In “Nice Try’s” first season, all of the focus is on the hidden stories behind our world’s design. Trufelman is searching for those places that were supposed to be perfect, designed to be perfect, but those aspirations for perfection have sometimes gone spectacularly wrong. But what can we learn from these failures? What will we learn about ourselves as a society and what can we learn before the next attempt at a utopia?
Jamestown, Virginia
Trufelman visits the The Huntington Library, Art Museum and Botanical Gardens, also referred to as just The Huntington. There, they have 11 million items, some deeply, deeply historical – including the largest collection of artifacts and documents from Jamestown.
So, this episode looks at one of the most pivotal moments in the creation of the United States with Jamestown. Trufelman looks at this first permanent English settlement in America, the story of Matoaka and John Smith, and the toll that this “utopia” took on Native Americans and English colonizers. When 104 men and boys landed in Virginia in 1608, they had no idea what would become of them, Jamestown and America. They were starting new lives, although many had few skills to actually live with servants. The rest of them didn’t know how to farm. They relied on the British crown to continue sending food, writing desperate letters for help. After more and more Englishmen started to perish, the Powhatan tribe gifted them food and water despite being in one of the worst droughts in centuries. If not for their help, the colony of Jamestown easily would have succumbed to disease, famine and extinction.
Regardless, from 1609 to 1610, over 80% of the colonists died. Despite the arrival of 200 more English settlers, only 60 lived through the Starving Time. In 1610, those remaining decided to flee this New World utopia for England when the once-shipwrecked settlers boat arrived on shore. But as they headed back home, they were intercepted by yet another fleet sent by the Virginia Company, who were unable to accept their failure. Lord Delaware was inbound to the Americas, so the starving, angry, traumatized men turned back around.
And that is when the first Anglo-Powhatan War began, which lasted until Wahunsenacawh’s daughter Matoaka was captured, forcing the chief to accept a treaty of peace.
A failure or a success?
So what does this have to do with a utopia? Well, says “Nice Try,” the story of Jamestown, Matoaka and John Smith, and the massacred Powhatans has been twisted and altered and rewritten. History is told by its victors, and the huge failure that was Jamestown was changed into a success story…for England.

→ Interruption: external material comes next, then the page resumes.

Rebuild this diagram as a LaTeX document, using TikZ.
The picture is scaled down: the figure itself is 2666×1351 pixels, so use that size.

Same goes for Plymouth, which was a settlement for those fleeing persecution in England. Despite their deadly start, it eventually became a success story. And “Nice Try” asks; for whom?
And, as the story gets rewritten, “Nice Try” can’t help but think of how, just a 20 minute drive from The Huntington, just over the Hollywood Hills, sits Disney Studios. The studio that conceptualized the Disney-fied story of Matoaka and John Smith, or as we know her, Pocahontas. Archived on the other side of the continent from where it happened sits John Smith’s version of her story. With no source of Pocahontas’ own writing or words. She was just 10 when she met John Smith, and just 20 when she died across the Atlantic, under a new name, in new clothes, surrounded by people she did not know.

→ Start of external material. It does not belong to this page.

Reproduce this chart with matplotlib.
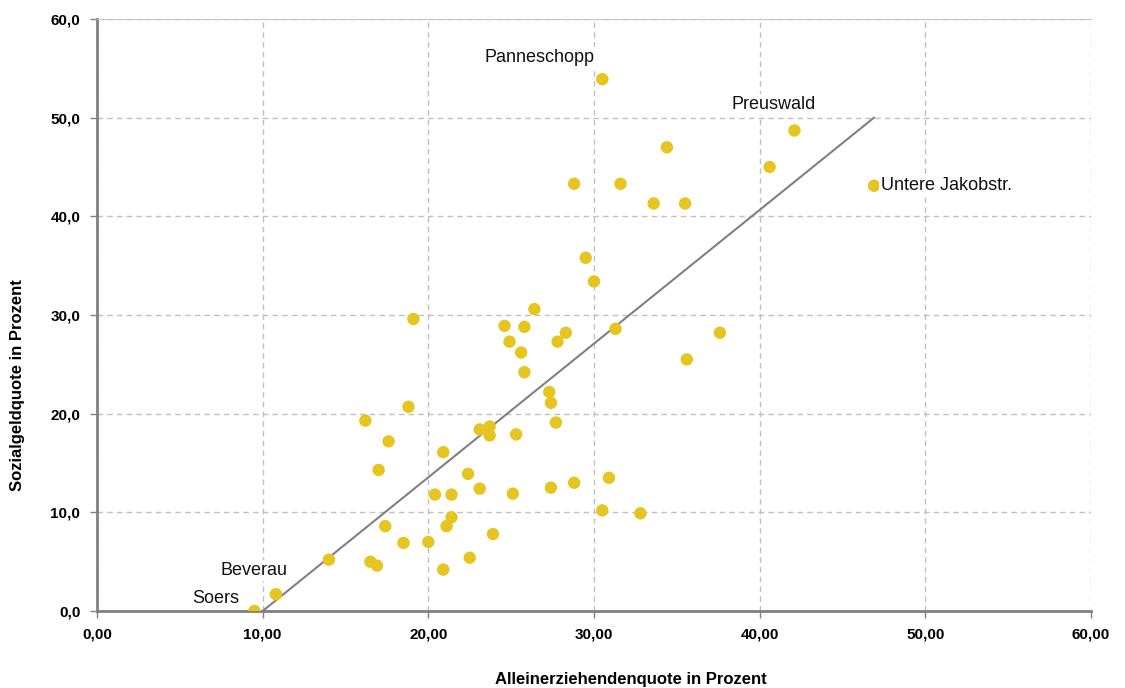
import matplotlib
matplotlib.use("Agg")
import matplotlib.pyplot as plt
from matplotlib.ticker import FuncFormatter

plt.rcParams["font.family"] = ["Liberation Sans Narrow", "Liberation Sans", "DejaVu Sans"]

# Alleinerziehendenquote (x) und Sozialgeldquote (y) je Quartier
alleinerziehend = [
    30.0, 19.1, 26.4, 24.6, 25.8, 24.9, 25.6, 25.8, 28.3, 27.8,
    31.3, 27.3, 27.4, 27.7, 16.2, 18.8, 17.6, 17.0, 23.1, 23.7,
    23.7, 25.3, 20.9, 22.4, 20.4, 21.4, 23.1, 25.1, 27.4, 28.8,
    30.9, 30.5, 21.4, 21.1, 17.4, 18.5, 20.0, 23.9, 14.0, 16.5,
    16.9, 22.5, 20.9, 10.8, 9.5, 30.5, 42.1, 34.4, 40.6, 46.9,
    28.8, 31.6, 33.6, 35.5, 29.5, 37.6, 35.6, 32.8,
]
sozialgeld = [
    33.4, 29.6, 30.6, 28.9, 28.8, 27.3, 26.2, 24.2, 28.2, 27.3,
    28.6, 22.2, 21.1, 19.1, 19.3, 20.7, 17.2, 14.3, 18.4, 18.7,
    17.8, 17.9, 16.1, 13.9, 11.8, 11.8, 12.4, 11.9, 12.5, 13.0,
    13.5, 10.2, 9.5, 8.6, 8.6, 6.9, 7.0, 7.8, 5.2, 5.0,
    4.6, 5.4, 4.2, 1.7, 0.0, 53.9, 48.7, 47.0, 45.0, 43.1,
    43.3, 43.3, 41.3, 41.3, 35.8, 28.2, 25.5, 9.9,
]

# Trendlinie (Anfang und Ende)
trend_x = [10.0, 46.9]
trend_y = [0.0, 50.0]

# beschriftete Quartiere: (Name, x, y, Versatz in Pixel, Ausrichtung)
labels = [
    ("Panneschopp", 30.5, 53.9, (-8, 22), "right"),
    ("Preuswald", 42.1, 48.7, (21, 26), "right"),
    ("Untere Jakobstr.", 46.9, 43.1, (7, 0), "left"),
    ("Beverau", 10.8, 1.7, (12, 24), "right"),
    ("Soers", 9.5, 0.0, (-15, 13), "right"),
]

fig = plt.figure(figsize=(11.25, 6.88), dpi=100)
ax = fig.add_axes([0.0862, 0.1119, 0.8836, 0.8605])

ax.plot(trend_x, trend_y, color="#808080", lw=1.5, zorder=2)
ax.scatter(alleinerziehend, sozialgeld, s=80, color="#E6C521", edgecolors="none", zorder=3)

for name, x, y, off, ha in labels:
    ax.annotate(name, (x, y), xytext=off, textcoords="offset pixels",
                ha=ha, va="center", fontsize=13, color="#111111",
                bbox=dict(facecolor="white", edgecolor="none", pad=1.5), zorder=4)

ax.set_xlim(0, 60)
ax.set_ylim(0, 60)
ax.set_xticks(range(0, 61, 10))
ax.set_yticks(range(0, 61, 10))
ax.xaxis.set_major_formatter(FuncFormatter(lambda v, p: f"{v:.2f}".replace(".", ",")))
ax.yaxis.set_major_formatter(FuncFormatter(lambda v, p: f"{v:.1f}".replace(".", ",")))

ax.grid(True, ls=(0, (4, 3)), color="#C0C0C0", lw=1)
ax.set_axisbelow(True)
for side in ["left", "bottom"]:
    ax.spines[side].set_color("#808080")
    ax.spines[side].set_linewidth(2)
ax.spines["top"].set_color("#C8C8C8")
ax.spines["right"].set_visible(False)

ax.tick_params(axis="both", direction="out", length=5, width=1, color="#808080",
               labelsize=11, pad=7)
for lab in ax.get_xticklabels() + ax.get_yticklabels():
    lab.set_fontweight("bold")

ax.set_xlabel("Alleinerziehendenquote in Prozent", fontsize=12, fontweight="bold")
ax.set_ylabel("Sozialgeldquote in Prozent", fontsize=12, fontweight="bold")
ax.xaxis.set_label_coords(0.537, -0.115)
ax.yaxis.set_label_coords(-0.0795, 0.382)
ax.xaxis.label.set_va("center")
ax.yaxis.label.set_va("center")

fig.savefig("out.png", dpi=100)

Perfection, and utopias, are all about perspective. The term utopia was coined in 1551 by Thomas More, who wrote the fictional tale of a city founded by King Utopus in the New World. In reality, utopia is derived from two Greek words that, when put together, mean “nowhere.”
And “Nice Try” is looking at what these attempted utopias mean to us today. From Chandigarh to Levittown, Hitler’s attempt at Germania and even Disney World (ironic), you’ll find a deeper meaning to perfection. “Nice Try” is providing a shockingly profound and emotional perspective on the reach for something perfect. And Trufelman doesn’t forget to tell us that even in our own homes, we are creating our own little utopias, perfect for us.